Write the data out again, character for character, with no images.

>> Begin COLLECTED DATA

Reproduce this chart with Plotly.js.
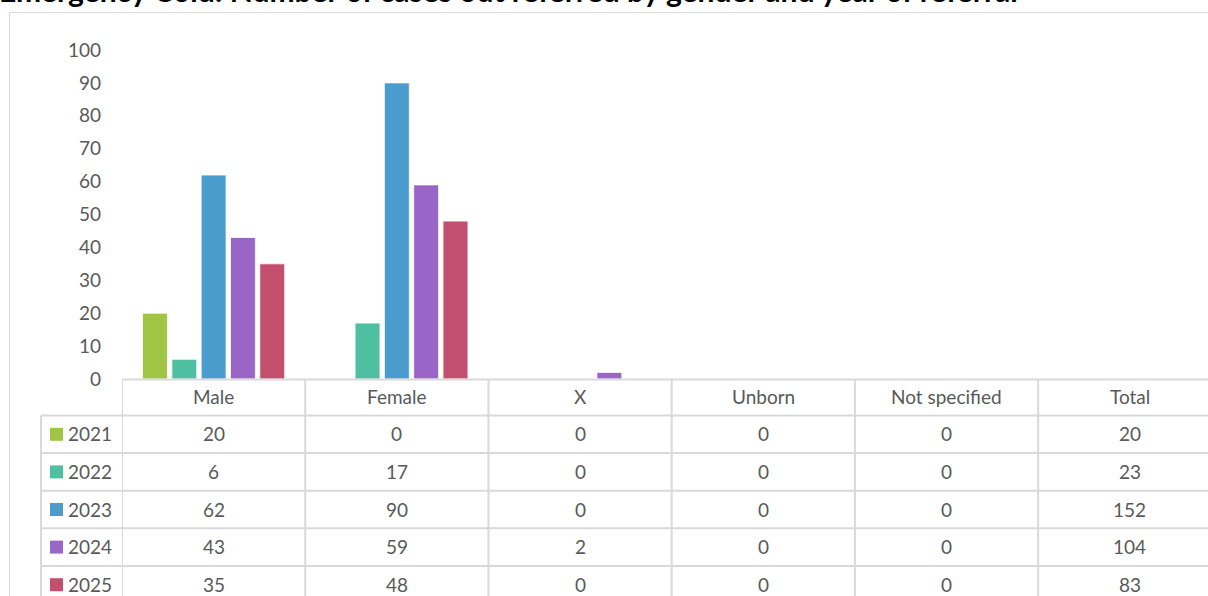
<!DOCTYPE html>
<html>
<head>
<meta charset="utf-8">
<script src="https://cdn.plot.ly/plotly-3.0.1.min.js"></script>
<style>
html,body{margin:0;padding:0;overflow:hidden;background:#fff;}
#chart{width:1208px;height:596px;}
</style>
</head>
<body>
<div id="chart"></div>
<script>
const titleText = "Emergency Cold: Number of cases out referred by gender and year of referral";
const categories = ["Male", "Female", "X", "Unborn", "Not specified", "Total"];
const years = ["2021", "2022", "2023", "2024", "2025"];
const v2021 = [20, 0, 0, 0, 0, 20];
const v2022 = [6, 17, 0, 0, 0, 23];
const v2023 = [62, 90, 0, 0, 0, 152];
const v2024 = [43, 59, 2, 0, 0, 104];
const v2025 = [35, 48, 0, 0, 0, 83];
const colors = ["#A0C545", "#4FBFA2", "#4A9CCC", "#9966C7", "#C34E6E"];
const yTicks = [0, 10, 20, 30, 40, 50, 60, 70, 80, 90, 100];

const series = [v2021, v2022, v2023, v2024, v2025];
const plotCats = categories.slice(0, 5); // Total column is shown in the table only

// geometry (pixels)
const W = 1208, H = 596;
const mL = 122, mR = 0, mT = 50, mB = 217;
const plotW = W - mL - mR, plotH = H - mT - mB;
const xMax = 5.427;
const px2paperX = p => (p - mL) / plotW;
const px2paperY = p => (H - mB - p) / plotH;

const traces = series.map((vals, i) => ({
  type: "bar",
  name: years[i],
  x: plotCats,
  y: vals.slice(0, 5),
  marker: {color: colors[i], line: {color: "rgba(255,255,255,0.8)", width: 1}},
  hoverinfo: "x+y+name"
}));

const gridColor = "#D9D9D9";
const textColor = "#595959";
const fontFam = "Lato, 'Open Sans', sans-serif";
const shapes = [];
const annotations = [];

// outer chart border
shapes.push({type: "rect", xref: "paper", yref: "paper",
  x0: px2paperX(9.5), x1: px2paperX(1260), y0: px2paperY(700), y1: px2paperY(12.5),
  line: {color: gridColor, width: 1}, fillcolor: "rgba(0,0,0,0)", layer: "below"});

// table geometry
const headerTop = 379.5, headerBot = 415.5;
const rowH = 37.6;
const tableBottom = 700;
const rowTop = r => headerBot + r * rowH;

// top line of header row (from plot left to right)
shapes.push({type: "line", xref: "paper", yref: "paper",
  x0: 0, x1: 1.05, y0: px2paperY(headerTop), y1: px2paperY(headerTop),
  line: {color: gridColor, width: 2}});
// horizontal row lines (including row header column)
for (let r = 0; r <= years.length; r++) {
  const yy = px2paperY(rowTop(r));
  shapes.push({type: "line", xref: "paper", yref: "paper",
    x0: px2paperX(41), x1: 1.05, y0: yy, y1: yy,
    line: {color: gridColor, width: 2}});
}
// vertical lines at category boundaries
for (let k = 0; k <= categories.length; k++) {
  shapes.push({type: "line", xref: "x", yref: "paper",
    x0: k - 0.5, x1: k - 0.5, y0: px2paperY(headerTop), y1: px2paperY(tableBottom),
    line: {color: gridColor, width: 2}});
}
// left border of row-header column
shapes.push({type: "line", xref: "paper", yref: "paper",
  x0: px2paperX(41), x1: px2paperX(41), y0: px2paperY(headerBot), y1: px2paperY(tableBottom),
  line: {color: gridColor, width: 2}});

// header texts
categories.forEach((c, k) => {
  annotations.push({xref: "x", yref: "paper", x: k, y: px2paperY((headerTop + headerBot) / 2 - 1),
    text: c, showarrow: false, xanchor: "center", yanchor: "middle",
    font: {family: fontFam, size: 19, color: textColor}});
});
// rows
years.forEach((yr, r) => {
  const cy = px2paperY(rowTop(r) + rowH / 2 - 0.5);
  const top = rowTop(r) + rowH / 2 - 6.5, bot = rowTop(r) + rowH / 2 + 6.5;
  shapes.push({type: "rect", xref: "paper", yref: "paper",
    x0: px2paperX(50), x1: px2paperX(63), y0: px2paperY(bot), y1: px2paperY(top),
    fillcolor: colors[r], line: {width: 0}});
  annotations.push({xref: "paper", yref: "paper", x: px2paperX(66), y: cy,
    text: yr, showarrow: false, xanchor: "left", yanchor: "middle",
    font: {family: fontFam, size: 19, color: textColor}});
  series[r].forEach((v, k) => {
    annotations.push({xref: "x", yref: "paper", x: k, y: cy,
      text: String(v), showarrow: false, xanchor: "center", yanchor: "middle",
      font: {family: fontFam, size: 19, color: textColor}});
  });
});

// title (top of it is cut off by the page edge, as in the reference)
annotations.push({xref: "paper", yref: "paper", x: px2paperX(-3), y: px2paperY(10.5),
  text: "<b>" + titleText + "</b>", showarrow: false, xanchor: "left", yanchor: "bottom",
  font: {family: fontFam, size: 30, color: "#000000"}});

const layout = {
  width: W, height: H,
  margin: {l: mL, r: mR, t: mT, b: mB, pad: 0},
  paper_bgcolor: "#ffffff", plot_bgcolor: "#ffffff",
  showlegend: false,
  barmode: "group",
  bargap: 0.2,
  bargroupgap: 0.15,
  xaxis: {type: "category", categoryarray: categories, categoryorder: "array",
    range: [-0.5, xMax], showticklabels: false, showgrid: false, zeroline: false,
    showline: false, ticks: "", fixedrange: true},
  yaxis: {range: [0, 100], tickvals: yTicks, ticktext: yTicks.map(String),
    showgrid: false, zeroline: false, showline: false, ticks: "",
    ticklabelstandoff: 20, tickfont: {family: fontFam, size: 19, color: textColor},
    fixedrange: true},
  shapes: shapes,
  annotations: annotations
};

Plotly.newPlot("chart", traces, layout, {displayModeBar: false, staticPlot: true});
</script>
</body>
</html>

>> End COLLECTED DATA

# EXERCISE SOLUTION:
Reproduce this chart with Plotly.js.
<!DOCTYPE html>
<html>
<head>
<meta charset="utf-8">
<script src="https://cdn.plot.ly/plotly-3.0.1.min.js"></script>
<style>
html,body{margin:0;padding:0;overflow:hidden;background:#fff;}
#chart{width:1208px;height:596px;}
</style>
</head>
<body>
<div id="chart"></div>
<script>
const titleText = "Emergency Cold: Number of cases out referred by gender and year of referral";
const categories = ["Male", "Female", "X", "Unborn", "Not specified", "Total"];
const years = ["2021", "2022", "2023", "2024", "2025"];
const v2021 = [20, 0, 0, 0, 0, 20];
const v2022 = [6, 17, 0, 0, 0, 23];
const v2023 = [62, 90, 0, 0, 0, 152];
const v2024 = [43, 59, 2, 0, 0, 104];
const v2025 = [35, 48, 0, 0, 0, 83];
const colors = ["#A0C545", "#4FBFA2", "#4A9CCC", "#9966C7", "#C34E6E"];
const yTicks = [0, 10, 20, 30, 40, 50, 60, 70, 80, 90, 100];

const series = [v2021, v2022, v2023, v2024, v2025];
const plotCats = categories.slice(0, 5); // Total column is shown in the table only

// geometry (pixels)
const W = 1208, H = 596;
const mL = 122, mR = 0, mT = 50, mB = 217;
const plotW = W - mL - mR, plotH = H - mT - mB;
const xMax = 5.427;
const px2paperX = p => (p - mL) / plotW;
const px2paperY = p => (H - mB - p) / plotH;

const traces = series.map((vals, i) => ({
  type: "bar",
  name: years[i],
  x: plotCats,
  y: vals.slice(0, 5),
  marker: {color: colors[i], line: {color: "rgba(255,255,255,0.8)", width: 1}},
  hoverinfo: "x+y+name"
}));

const gridColor = "#D9D9D9";
const textColor = "#595959";
const fontFam = "Lato, 'Open Sans', sans-serif";
const shapes = [];
const annotations = [];

// outer chart border
shapes.push({type: "rect", xref: "paper", yref: "paper",
  x0: px2paperX(9.5), x1: px2paperX(1260), y0: px2paperY(700), y1: px2paperY(12.5),
  line: {color: gridColor, width: 1}, fillcolor: "rgba(0,0,0,0)", layer: "below"});

// table geometry
const headerTop = 379.5, headerBot = 415.5;
const rowH = 37.6;
const tableBottom = 700;
const rowTop = r => headerBot + r * rowH;

// top line of header row (from plot left to right)
shapes.push({type: "line", xref: "paper", yref: "paper",
  x0: 0, x1: 1.05, y0: px2paperY(headerTop), y1: px2paperY(headerTop),
  line: {color: gridColor, width: 2}});
// horizontal row lines (including row header column)
for (let r = 0; r <= years.length; r++) {
  const yy = px2paperY(rowTop(r));
  shapes.push({type: "line", xref: "paper", yref: "paper",
    x0: px2paperX(41), x1: 1.05, y0: yy, y1: yy,
    line: {color: gridColor, width: 2}});
}
// vertical lines at category boundaries
for (let k = 0; k <= categories.length; k++) {
  shapes.push({type: "line", xref: "x", yref: "paper",
    x0: k - 0.5, x1: k - 0.5, y0: px2paperY(headerTop), y1: px2paperY(tableBottom),
    line: {color: gridColor, width: 2}});
}
// left border of row-header column
shapes.push({type: "line", xref: "paper", yref: "paper",
  x0: px2paperX(41), x1: px2paperX(41), y0: px2paperY(headerBot), y1: px2paperY(tableBottom),
  line: {color: gridColor, width: 2}});

// header texts
categories.forEach((c, k) => {
  annotations.push({xref: "x", yref: "paper", x: k, y: px2paperY((headerTop + headerBot) / 2 - 1),
    text: c, showarrow: false, xanchor: "center", yanchor: "middle",
    font: {family: fontFam, size: 19, color: textColor}});
});
// rows
years.forEach((yr, r) => {
  const cy = px2paperY(rowTop(r) + rowH / 2 - 0.5);
  const top = rowTop(r) + rowH / 2 - 6.5, bot = rowTop(r) + rowH / 2 + 6.5;
  shapes.push({type: "rect", xref: "paper", yref: "paper",
    x0: px2paperX(50), x1: px2paperX(63), y0: px2paperY(bot), y1: px2paperY(top),
    fillcolor: colors[r], line: {width: 0}});
  annotations.push({xref: "paper", yref: "paper", x: px2paperX(66), y: cy,
    text: yr, showarrow: false, xanchor: "left", yanchor: "middle",
    font: {family: fontFam, size: 19, color: textColor}});
  series[r].forEach((v, k) => {
    annotations.push({xref: "x", yref: "paper", x: k, y: cy,
      text: String(v), showarrow: false, xanchor: "center", yanchor: "middle",
      font: {family: fontFam, size: 19, color: textColor}});
  });
});

// title (top of it is cut off by the page edge, as in the reference)
annotations.push({xref: "paper", yref: "paper", x: px2paperX(-3), y: px2paperY(10.5),
  text: "<b>" + titleText + "</b>", showarrow: false, xanchor: "left", yanchor: "bottom",
  font: {family: fontFam, size: 30, color: "#000000"}});

const layout = {
  width: W, height: H,
  margin: {l: mL, r: mR, t: mT, b: mB, pad: 0},
  paper_bgcolor: "#ffffff", plot_bgcolor: "#ffffff",
  showlegend: false,
  barmode: "group",
  bargap: 0.2,
  bargroupgap: 0.15,
  xaxis: {type: "category", categoryarray: categories, categoryorder: "array",
    range: [-0.5, xMax], showticklabels: false, showgrid: false, zeroline: false,
    showline: false, ticks: "", fixedrange: true},
  yaxis: {range: [0, 100], tickvals: yTicks, ticktext: yTicks.map(String),
    showgrid: false, zeroline: false, showline: false, ticks: "",
    ticklabelstandoff: 20, tickfont: {family: fontFam, size: 19, color: textColor},
    fixedrange: true},
  shapes: shapes,
  annotations: annotations
};

Plotly.newPlot("chart", traces, layout, {displayModeBar: false, staticPlot: true});
</script>
</body>
</html>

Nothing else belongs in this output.